My gut reaction is that I don't see how it is logical or reasonable to enforce two languages being downloaded or installed (even if they are a single download). But I don't know how many sites use both together and make both available together for users (outside of sm.org which has basically everything installed)

Certainly having them bundled together is an improvement and does remove the other logical obstacle - of users who install the subsidiary pack without the parent pack.
Quote
but I'm thinking, maybe it's time to have a 'Boards' language file, where we could put all strings related to showing boards? Maybe also strings for MessageIndex, I don't know...
We can do that. I can certainly do it as part of the overhaul that's ongoing (just makes the impending commit bigger) >_< Unless you want to tackle it?
Title: Re: return_raw buggy if enableCompressedOutput is on
Post by: Arantor on May 6th, 2013, 04:07 PM
I just did a very quick comparison of files between Portuguese PT and Portugese Brazilian, as well as Spanish Es vs Spanish Latin.

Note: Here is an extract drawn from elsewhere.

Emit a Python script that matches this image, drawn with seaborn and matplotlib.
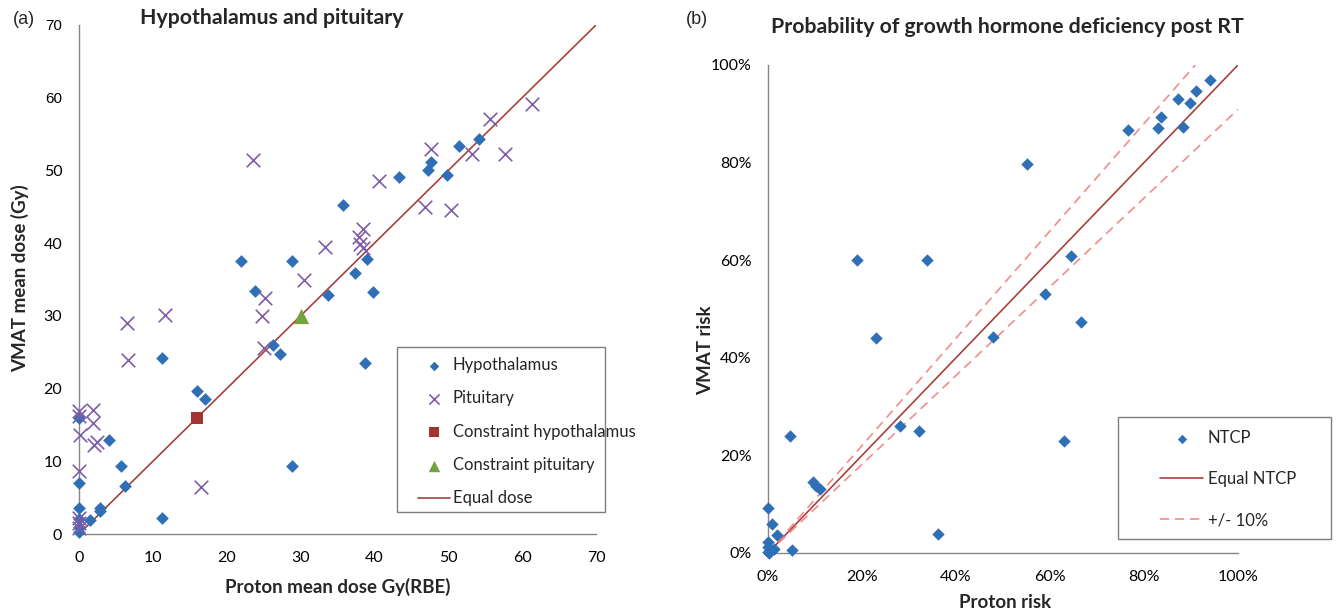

The changes are much more extensive than English US vs English UK is, to the point where the extra language pack is probably worth the effort. English UK modifies a tiny fraction, easily under 10% of the language codex as a whole - so 90% similarity, then. But I can't find any language file in either of those two comparisons that has anything like a 90% similarity, I'd be hard put to suggest there's a 50% similarity to some files (though I'm eye-balling it from WinMerge)

On the back of that, I'd actually suggest we don't do the language fallback.
Title: Re: return_raw buggy if enableCompressedOutput is on
Post by: Nao on May 7th, 2013, 11:51 PM
Even for Québécois..?
Title: Re: return_raw buggy if enableCompressedOutput is on
Post by: Arantor on May 7th, 2013, 11:55 PM
There isn't an SMF language pack for that, so I have no basis for comparison.